**DATA:**
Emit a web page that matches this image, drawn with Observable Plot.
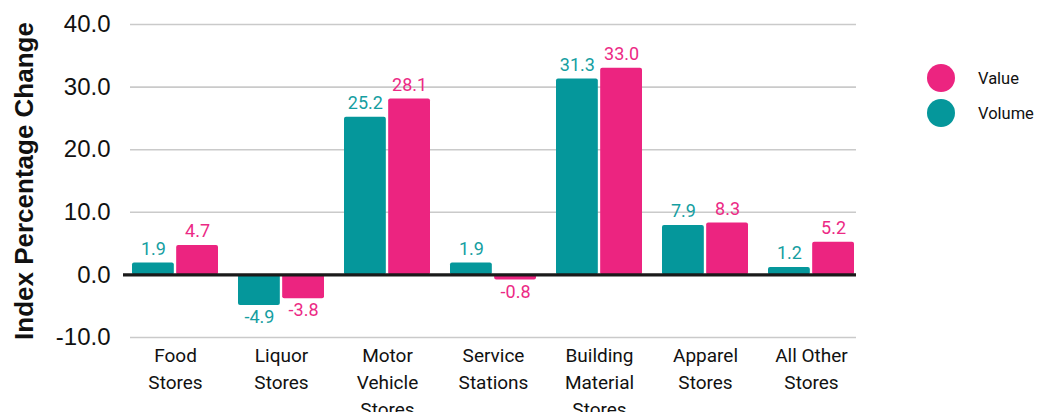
<!DOCTYPE html>
<html>
<head>
<meta charset="utf-8">
<script src="https://cdn.jsdelivr.net/npm/d3@7"></script>
<script src="https://cdn.jsdelivr.net/npm/@observablehq/plot@0.6"></script>
<style>
  html, body { margin: 0; padding: 0; background: #fff; }
  #wrap { position: relative; width: 1043px; height: 412px; overflow: hidden; }
  .legend { position: absolute; left: 927px; top: 0; font-family: Roboto, "Liberation Sans", sans-serif; font-size: 16.5px; color: #111; }
  .legend .item { position: absolute; left: 0; display: flex; align-items: center; height: 28px; white-space: nowrap; }
  .legend .sw { display: inline-block; width: 28px; height: 28px; border-radius: 50%; margin-right: 23px; }
</style>
</head>
<body>
<div id="wrap"></div>
<script>
const categories = ["Food Stores", "Liquor Stores", "Motor Vehicle Stores", "Service Stations", "Building Material Stores", "Apparel Stores", "All Other Stores"];
const categoryLabels = ["Food\nStores", "Liquor\nStores", "Motor\nVehicle\nStores", "Service\nStations", "Building\nMaterial\nStores", "Apparel\nStores", "All Other\nStores"];
const volume = [1.9, -4.9, 25.2, 1.9, 31.3, 7.9, 1.2];
const value = [4.7, -3.8, 28.1, -0.8, 33.0, 8.3, 5.2];
const seriesNames = ["Value", "Volume"];
const yTicks = [-10, 0, 10, 20, 30, 40];

const colors = {Volume: "#05979b", Value: "#ec2480"};
const labelColors = {Volume: "#159ea1", Value: "#ec2a85"};

const rows = [];
categories.forEach((c, i) => {
  rows.push({category: c, series: "Volume", v: volume[i]});
  rows.push({category: c, series: "Value", v: value[i]});
});
const volRows = rows.filter(d => d.series === "Volume");
const valRows = rows.filter(d => d.series === "Value");
const catRows = categories.map((c, i) => ({category: c, label: categoryLabels[i]}));

const W = 1043, H = 412, mL = 130, mR = 187, mT = 24, mB = 75;
const padIn = 0.19;
const step = (W - mL - mR) / (categories.length - padIn);
const bw = step * (1 - padIn);
const half = bw / 2 + 1;
const off = bw / 4 + 0.5;

const labelFont = "Roboto, 'Liberation Sans', sans-serif";

const chart = Plot.plot({
  width: W, height: H,
  marginLeft: mL, marginRight: mR, marginTop: mT, marginBottom: mB,
  style: {fontFamily: "'Liberation Sans', Arial, sans-serif", fontSize: "24px", color: "#111", background: "#fff"},
  x: {domain: categories, paddingInner: padIn, paddingOuter: 0, axis: null},
  y: {domain: [-10, 40], ticks: yTicks, tickFormat: d => d.toFixed(1), tickSize: 0, tickPadding: 20, label: null, nice: false},
  marks: [
    Plot.ruleY(yTicks.filter(t => t !== 0), {stroke: "#cacaca", strokeWidth: 1.6}),
    Plot.barY(volRows, {x: "category", y: "v", fill: colors.Volume, insetRight: half, rx: 2}),
    Plot.barY(valRows, {x: "category", y: "v", fill: colors.Value, insetLeft: half, rx: 2}),
    Plot.ruleY([0], {stroke: "#1a1a1a", strokeWidth: 3.4, insetLeft: -7}),
    Plot.text(volRows.filter(d => d.v >= 0), {x: "category", y: "v", text: d => d.v.toFixed(1), dx: -off, dy: -8, lineAnchor: "bottom", fill: labelColors.Volume, fontFamily: labelFont, fontSize: 18}),
    Plot.text(volRows.filter(d => d.v < 0), {x: "category", y: "v", text: d => d.v.toFixed(1), dx: -off, dy: 5, lineAnchor: "top", fill: labelColors.Volume, fontFamily: labelFont, fontSize: 18}),
    Plot.text(valRows.filter(d => d.v >= 0), {x: "category", y: "v", text: d => d.v.toFixed(1), dx: off, dy: -8, lineAnchor: "bottom", fill: labelColors.Value, fontFamily: labelFont, fontSize: 18}),
    Plot.text(valRows.filter(d => d.v < 0), {x: "category", y: "v", text: d => d.v.toFixed(1), dx: off, dy: 5, lineAnchor: "top", fill: labelColors.Value, fontFamily: labelFont, fontSize: 18}),
    Plot.text(catRows, {x: "category", text: "label", frameAnchor: "bottom", lineAnchor: "top", dy: 6, lineHeight: 1.4, fill: "#111", fontFamily: labelFont, fontSize: 19}),
    Plot.text(["Index Percentage Change"], {frameAnchor: "left", textAnchor: "middle", rotate: -90, dx: -106, fontWeight: "bold", fontSize: 26, fill: "#111", fontFamily: "'Liberation Sans', Arial, sans-serif"})
  ]
});

const wrap = document.getElementById("wrap");
wrap.appendChild(chart);

const legend = document.createElement("div");
legend.className = "legend";
seriesNames.forEach((s, i) => {
  const item = document.createElement("div");
  item.className = "item";
  item.style.top = (64 + i * 35) + "px";
  const sw = document.createElement("span");
  sw.className = "sw";
  sw.style.background = colors[s];
  const t = document.createElement("span");
  t.textContent = s;
  item.appendChild(sw);
  item.appendChild(t);
  legend.appendChild(item);
});
wrap.appendChild(legend);
</script>
</body>
</html>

**STATED TASK:** Copy the data exactly. Any picture it contains is to be omitted.

**WRITTEN SOLUTION:**
Emit a web page that matches this image, drawn with Observable Plot.
<!DOCTYPE html>
<html>
<head>
<meta charset="utf-8">
<script src="https://cdn.jsdelivr.net/npm/d3@7"></script>
<script src="https://cdn.jsdelivr.net/npm/@observablehq/plot@0.6"></script>
<style>
  html, body { margin: 0; padding: 0; background: #fff; }
  #wrap { position: relative; width: 1043px; height: 412px; overflow: hidden; }
  .legend { position: absolute; left: 927px; top: 0; font-family: Roboto, "Liberation Sans", sans-serif; font-size: 16.5px; color: #111; }
  .legend .item { position: absolute; left: 0; display: flex; align-items: center; height: 28px; white-space: nowrap; }
  .legend .sw { display: inline-block; width: 28px; height: 28px; border-radius: 50%; margin-right: 23px; }
</style>
</head>
<body>
<div id="wrap"></div>
<script>
const categories = ["Food Stores", "Liquor Stores", "Motor Vehicle Stores", "Service Stations", "Building Material Stores", "Apparel Stores", "All Other Stores"];
const categoryLabels = ["Food\nStores", "Liquor\nStores", "Motor\nVehicle\nStores", "Service\nStations", "Building\nMaterial\nStores", "Apparel\nStores", "All Other\nStores"];
const volume = [1.9, -4.9, 25.2, 1.9, 31.3, 7.9, 1.2];
const value = [4.7, -3.8, 28.1, -0.8, 33.0, 8.3, 5.2];
const seriesNames = ["Value", "Volume"];
const yTicks = [-10, 0, 10, 20, 30, 40];

const colors = {Volume: "#05979b", Value: "#ec2480"};
const labelColors = {Volume: "#159ea1", Value: "#ec2a85"};

const rows = [];
categories.forEach((c, i) => {
  rows.push({category: c, series: "Volume", v: volume[i]});
  rows.push({category: c, series: "Value", v: value[i]});
});
const volRows = rows.filter(d => d.series === "Volume");
const valRows = rows.filter(d => d.series === "Value");
const catRows = categories.map((c, i) => ({category: c, label: categoryLabels[i]}));

const W = 1043, H = 412, mL = 130, mR = 187, mT = 24, mB = 75;
const padIn = 0.19;
const step = (W - mL - mR) / (categories.length - padIn);
const bw = step * (1 - padIn);
const half = bw / 2 + 1;
const off = bw / 4 + 0.5;

const labelFont = "Roboto, 'Liberation Sans', sans-serif";

const chart = Plot.plot({
  width: W, height: H,
  marginLeft: mL, marginRight: mR, marginTop: mT, marginBottom: mB,
  style: {fontFamily: "'Liberation Sans', Arial, sans-serif", fontSize: "24px", color: "#111", background: "#fff"},
  x: {domain: categories, paddingInner: padIn, paddingOuter: 0, axis: null},
  y: {domain: [-10, 40], ticks: yTicks, tickFormat: d => d.toFixed(1), tickSize: 0, tickPadding: 20, label: null, nice: false},
  marks: [
    Plot.ruleY(yTicks.filter(t => t !== 0), {stroke: "#cacaca", strokeWidth: 1.6}),
    Plot.barY(volRows, {x: "category", y: "v", fill: colors.Volume, insetRight: half, rx: 2}),
    Plot.barY(valRows, {x: "category", y: "v", fill: colors.Value, insetLeft: half, rx: 2}),
    Plot.ruleY([0], {stroke: "#1a1a1a", strokeWidth: 3.4, insetLeft: -7}),
    Plot.text(volRows.filter(d => d.v >= 0), {x: "category", y: "v", text: d => d.v.toFixed(1), dx: -off, dy: -8, lineAnchor: "bottom", fill: labelColors.Volume, fontFamily: labelFont, fontSize: 18}),
    Plot.text(volRows.filter(d => d.v < 0), {x: "category", y: "v", text: d => d.v.toFixed(1), dx: -off, dy: 5, lineAnchor: "top", fill: labelColors.Volume, fontFamily: labelFont, fontSize: 18}),
    Plot.text(valRows.filter(d => d.v >= 0), {x: "category", y: "v", text: d => d.v.toFixed(1), dx: off, dy: -8, lineAnchor: "bottom", fill: labelColors.Value, fontFamily: labelFont, fontSize: 18}),
    Plot.text(valRows.filter(d => d.v < 0), {x: "category", y: "v", text: d => d.v.toFixed(1), dx: off, dy: 5, lineAnchor: "top", fill: labelColors.Value, fontFamily: labelFont, fontSize: 18}),
    Plot.text(catRows, {x: "category", text: "label", frameAnchor: "bottom", lineAnchor: "top", dy: 6, lineHeight: 1.4, fill: "#111", fontFamily: labelFont, fontSize: 19}),
    Plot.text(["Index Percentage Change"], {frameAnchor: "left", textAnchor: "middle", rotate: -90, dx: -106, fontWeight: "bold", fontSize: 26, fill: "#111", fontFamily: "'Liberation Sans', Arial, sans-serif"})
  ]
});

const wrap = document.getElementById("wrap");
wrap.appendChild(chart);

const legend = document.createElement("div");
legend.className = "legend";
seriesNames.forEach((s, i) => {
  const item = document.createElement("div");
  item.className = "item";
  item.style.top = (64 + i * 35) + "px";
  const sw = document.createElement("span");
  sw.className = "sw";
  sw.style.background = colors[s];
  const t = document.createElement("span");
  t.textContent = s;
  item.appendChild(sw);
  item.appendChild(t);
  legend.appendChild(item);
});
wrap.appendChild(legend);
</script>
</body>
</html>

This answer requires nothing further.